** Begin **

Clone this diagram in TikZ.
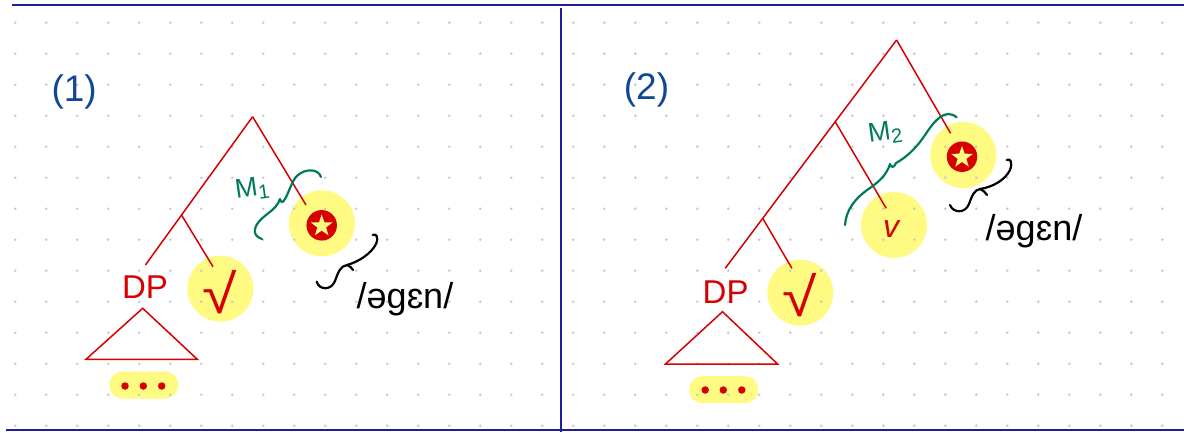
\documentclass[tikz,border=0pt]{standalone}
\usepackage{fontspec}
\setmainfont{Liberation Sans}
\usetikzlibrary{shapes.geometric,calc}
\definecolor{hl}{RGB}{255,250,130}
\definecolor{tred}{RGB}{214,0,0}
\definecolor{fblue}{RGB}{30,30,150}
\definecolor{lblue}{RGB}{16,72,150}
\definecolor{mgreen}{RGB}{0,122,92}
\definecolor{dotgray}{RGB}{200,200,200}
\tikzset{
 hlcirc/.style={circle, fill=hl, minimum size=66pt, inner sep=0pt},
 branch/.style={draw=tred, line width=1.5pt},
 lab/.style={text=tred, font=\fontsize{33}{33}\selectfont, inner sep=0pt},
 rootlab/.style={text=tred, font=\fontsize{33}{33}\selectfont, inner sep=0pt},
 vlab/.style={text=tred, font=\fontsize{32}{32}\selectfont\itshape, inner sep=0pt},
 pill/.style={fill=hl, rounded corners=13pt, minimum width=69pt, minimum height=27pt, inner sep=0pt},
 reddot/.style={circle, fill=tred, minimum size=7.5pt, inner sep=0pt},
 redball/.style={circle, fill=tred, minimum size=30.5pt, inner sep=0pt},
 starshape/.style={star, star points=5, star point ratio=2.5, fill=hl, minimum size=23pt, inner sep=0pt},
 panellabel/.style={text=lblue, font=\fontsize{37}{37}\selectfont, inner sep=0pt},
 phon/.style={text=black, font=\fontsize{36}{36}\selectfont, inner sep=0pt},
 mlabel/.style={text=mgreen, font=\fontsize{27}{27}\selectfont, inner sep=0pt},
 gbrace/.style={draw=mgreen, line width=2.2pt, line cap=round, line join=round},
 kbrace/.style={draw=black, line width=2.2pt, line cap=round, line join=round},
 framerule/.style={draw=fblue, line width=2pt},
}
\begin{document}
\begin{tikzpicture}[x=1pt,y=-1pt]
\useasboundingbox (0,0) rectangle (1184,432);
% highlights
\node[hlcirc] (sqhl1) at (220.4,288.7) {};
\node[hlcirc] (starhl1) at (321.9,223.3) {};
\node[pill] (pill1) at (143.8,385) {};
\node[hlcirc] (sqhl2) at (800.3,292.7) {};
\node[hlcirc] (vhl2) at (894,225) {};
\node[hlcirc] (starhl2) at (963.3,155) {};
\node[pill] (pill2) at (723.7,389.7) {};
% dot grid
\foreach \i in {0,...,37}{\foreach \j in {0,...,13}{
  \fill[dotgray] (15.3+31*\i,22.7+31*\j) circle (1.4pt);}}
% frame
\draw[framerule] (12,5) -- (1184,5);
\draw[framerule] (6,430) -- (1184,430);
\draw[framerule] (561,8) -- (561,432);
% panel labels
\node[panellabel] (lab1) at (74.2,91.5) {(1)};
\node[panellabel] (lab2) at (646.5,89.5) {(2)};
% ---------- panel 1 ----------
\coordinate (top1) at (252.6,116.7);
\coordinate (dpEnd1) at (145.4,265);
\coordinate (sqEnd1) at (213,266.7);
\coordinate (starEnd1) at (306,205);
\coordinate (mid1) at ($(top1)!0.663!(dpEnd1)$);
\draw[branch] (top1) -- (dpEnd1);
\draw[branch] (top1) -- (starEnd1);
\draw[branch] (mid1) -- (sqEnd1);
\node[lab] (dp1) at (145,287) {DP};
\node[rootlab] (sq1) at (220,292) {\scalebox{1.9}[1.65]{√}};
\node[redball] (ball1) at (321.7,225.3) {};
\node[starshape] (star1) at (321.7,226) {};
\coordinate (tri1a) at (142.7,308.3);
\coordinate (tri1b) at (86,359.3);
\coordinate (tri1c) at (197.3,359.3);
\draw[branch, line join=miter] (tri1a) -- (tri1b) -- (tri1c) -- cycle;
\node[reddot] (d1a) at (125,386) {};
\node[reddot] (d1b) at (143.3,386) {};
\node[reddot] (d1c) at (161.7,386) {};
\node[phon] (phon1) at (405,299) {/əgɛn/};
\node[mlabel, rotate=8] (m1) at (252,189) {M\raisebox{-5pt}{\fontsize{20}{20}\selectfont 1}};
\draw[gbrace] (262,239) .. controls (250,235) and (254,224) .. (266,215)
  .. controls (274,209) and (278,205) .. (280,199)
  .. controls (281,203) and (283,203) .. (285,199)
  .. controls (290,190) and (292,180) .. (298,175)
  .. controls (305,169) and (318,168) .. (321,177);
\draw[kbrace] (316.7,281.7) .. controls (319,290) and (331,291) .. (335,281)
  .. controls (338,273) and (340,266) .. (347,265)
  .. controls (350,266) and (352,268) .. (353,270);
\draw[kbrace] (347,265) .. controls (358,262) and (371,254) .. (376,244)
  .. controls (379,237) and (376,233) .. (372.7,235);
% ---------- panel 2 ----------
\coordinate (top2) at (896.6,40);
\coordinate (dpEnd2) at (725.2,268.3);
\coordinate (A2) at ($(top2)!0.358!(dpEnd2)$);
\coordinate (B2) at ($(top2)!0.781!(dpEnd2)$);
\coordinate (vEnd2) at (886.2,208.3);
\coordinate (sqEnd2) at (791.9,268.3);
\coordinate (starEnd2) at (950.6,133.3);
\draw[branch] (top2) -- (dpEnd2);
\draw[branch] (top2) -- (starEnd2);
\draw[branch] (A2) -- (vEnd2);
\draw[branch] (B2) -- (sqEnd2);
\node[lab] (dp2) at (725.6,291.7) {DP};
\node[rootlab] (sq2) at (800,295) {\scalebox{1.9}[1.65]{√}};
\node[vlab] (v2) at (891,229) {v};
\node[redball] (ball2) at (962,156.7) {};
\node[starshape] (star2) at (962,157.4) {};
\coordinate (tri2a) at (722.5,311.7);
\coordinate (tri2b) at (665.5,364);
\coordinate (tri2c) at (777.6,364);
\draw[branch, line join=miter] (tri2a) -- (tri2b) -- (tri2c) -- cycle;
\node[reddot] (d2a) at (705.2,390) {};
\node[reddot] (d2b) at (723.3,390) {};
\node[reddot] (d2c) at (741.8,390) {};
\node[phon] (phon2) at (1034,231) {/əgɛn/};
\node[mlabel, rotate=8] (m2) at (885,133) {M\raisebox{-5pt}{\fontsize{20}{20}\selectfont 2}};
\draw[gbrace] (845,225) .. controls (846,210) and (855,198) .. (870,188)
  .. controls (880,181) and (887,174) .. (890,164)
  .. controls (891,168) and (894,168) .. (896,163)
  .. controls (905,158) and (915,150) .. (925,135)
  .. controls (935,120) and (945,108) .. (956.7,117.3);
\draw[kbrace] (950,205) .. controls (953,213) and (965,214) .. (969,204)
  .. controls (972,196) and (974,190) .. (980,189)
  .. controls (983,190) and (985,192) .. (987,195);
\draw[kbrace] (980,189) .. controls (993,187) and (1005,180) .. (1010,170)
  .. controls (1013,162) and (1010,158) .. (1006.7,160);
\end{tikzpicture}
\end{document}
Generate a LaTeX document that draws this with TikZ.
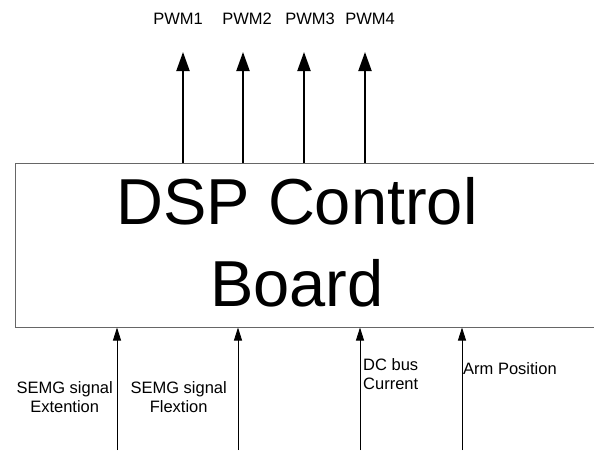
\documentclass[tikz,border=0pt]{standalone}
\usepackage{fontspec}
\setmainfont{Liberation Sans}
\usetikzlibrary{arrows.meta}

\begin{document}
\begin{tikzpicture}[
 x=1pt, y=-1pt,
 inner sep=0pt,
 main/.style={draw=black!60,line width=1pt,rectangle,minimum width=590pt,minimum height=164pt},
 title/.style={font=\fontsize{65}{82}\selectfont,align=center},
 lbl/.style={font=\fontsize{16.5}{19}\selectfont},
 pwmarrow/.style={line width=2pt,-{Triangle[width=13pt,length=19pt]}},
 sigarrow/.style={line width=0.8pt,-{Triangle[width=8pt,length=13pt]}}
]
\useasboundingbox (0,0) rectangle (594,450);
\clip (0,0) rectangle (594,450);
\node (board) [main] at (310,245) {};
\node (title) [title] at (297,242) {DSP Control\\Board};
% outputs
\coordinate (p1) at (183,52);
\coordinate (p2) at (243,52);
\coordinate (p3) at (304,52);
\coordinate (p4) at (365,52);
\node (pwm1) [lbl] at (178,19) {PWM1};
\node (pwm2) [lbl] at (247,19) {PWM2};
\node (pwm3) [lbl] at (310,19) {PWM3};
\node (pwm4) [lbl] at (370,19) {PWM4};
\draw[pwmarrow] (board.north -| p1) -- (p1);
\draw[pwmarrow] (board.north -| p2) -- (p2);
\draw[pwmarrow] (board.north -| p3) -- (p3);
\draw[pwmarrow] (board.north -| p4) -- (p4);
% inputs
\coordinate (s1) at (117,450);
\coordinate (s2) at (238,450);
\coordinate (s3) at (360,450);
\coordinate (s4) at (462,450);
\draw[sigarrow] (s1) -- (s1 |- board.south);
\draw[sigarrow] (s2) -- (s2 |- board.south);
\draw[sigarrow] (s3) -- (s3 |- board.south);
\draw[sigarrow] (s4) -- (s4 |- board.south);
\node (ext) [lbl,align=center,anchor=east] at (113,397) {SEMG signal\\Extention};
\node (flex) [lbl,align=center,anchor=east] at (227,397) {SEMG signal\\Flextion};
\node (dcbus) [lbl,align=left,anchor=west] at (363,374) {DC bus\\Current};
\node (armpos) [lbl,anchor=west] at (463,369) {Arm Position};
\end{tikzpicture}
\end{document}
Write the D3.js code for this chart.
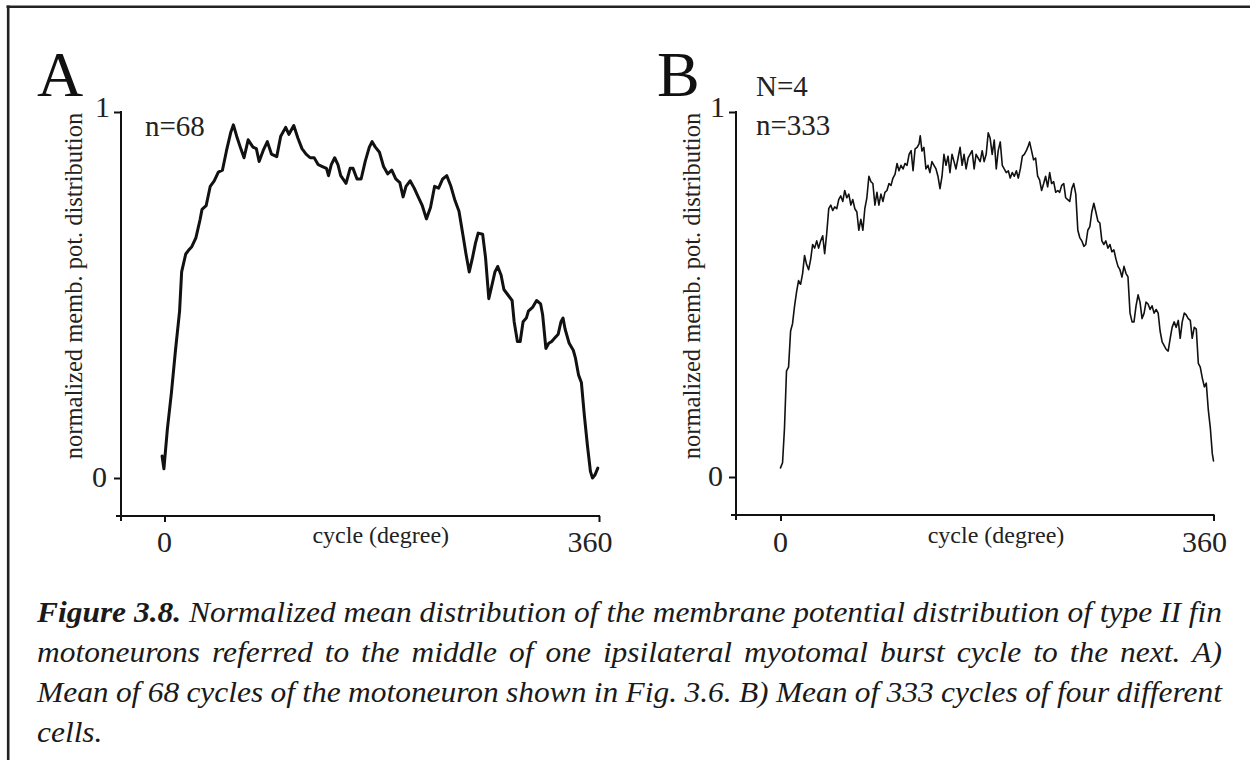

** End **

Pictures are not part of the copy; reproduce exactly and only the lines from the line containing "Generate a LaTeX" through the end of the listing.

_Full response:_
Generate a LaTeX document that draws this with TikZ.
\documentclass[tikz,border=0pt]{standalone}
\usepackage{fontspec}
\setmainfont{Liberation Sans}
\usetikzlibrary{arrows.meta}

\begin{document}
\begin{tikzpicture}[
 x=1pt, y=-1pt,
 inner sep=0pt,
 main/.style={draw=black!60,line width=1pt,rectangle,minimum width=590pt,minimum height=164pt},
 title/.style={font=\fontsize{65}{82}\selectfont,align=center},
 lbl/.style={font=\fontsize{16.5}{19}\selectfont},
 pwmarrow/.style={line width=2pt,-{Triangle[width=13pt,length=19pt]}},
 sigarrow/.style={line width=0.8pt,-{Triangle[width=8pt,length=13pt]}}
]
\useasboundingbox (0,0) rectangle (594,450);
\clip (0,0) rectangle (594,450);
\node (board) [main] at (310,245) {};
\node (title) [title] at (297,242) {DSP Control\\Board};
% outputs
\coordinate (p1) at (183,52);
\coordinate (p2) at (243,52);
\coordinate (p3) at (304,52);
\coordinate (p4) at (365,52);
\node (pwm1) [lbl] at (178,19) {PWM1};
\node (pwm2) [lbl] at (247,19) {PWM2};
\node (pwm3) [lbl] at (310,19) {PWM3};
\node (pwm4) [lbl] at (370,19) {PWM4};
\draw[pwmarrow] (board.north -| p1) -- (p1);
\draw[pwmarrow] (board.north -| p2) -- (p2);
\draw[pwmarrow] (board.north -| p3) -- (p3);
\draw[pwmarrow] (board.north -| p4) -- (p4);
% inputs
\coordinate (s1) at (117,450);
\coordinate (s2) at (238,450);
\coordinate (s3) at (360,450);
\coordinate (s4) at (462,450);
\draw[sigarrow] (s1) -- (s1 |- board.south);
\draw[sigarrow] (s2) -- (s2 |- board.south);
\draw[sigarrow] (s3) -- (s3 |- board.south);
\draw[sigarrow] (s4) -- (s4 |- board.south);
\node (ext) [lbl,align=center,anchor=east] at (113,397) {SEMG signal\\Extention};
\node (flex) [lbl,align=center,anchor=east] at (227,397) {SEMG signal\\Flextion};
\node (dcbus) [lbl,align=left,anchor=west] at (363,374) {DC bus\\Current};
\node (armpos) [lbl,anchor=west] at (463,369) {Arm Position};
\end{tikzpicture}
\end{document}
Write the D3.js code for this chart.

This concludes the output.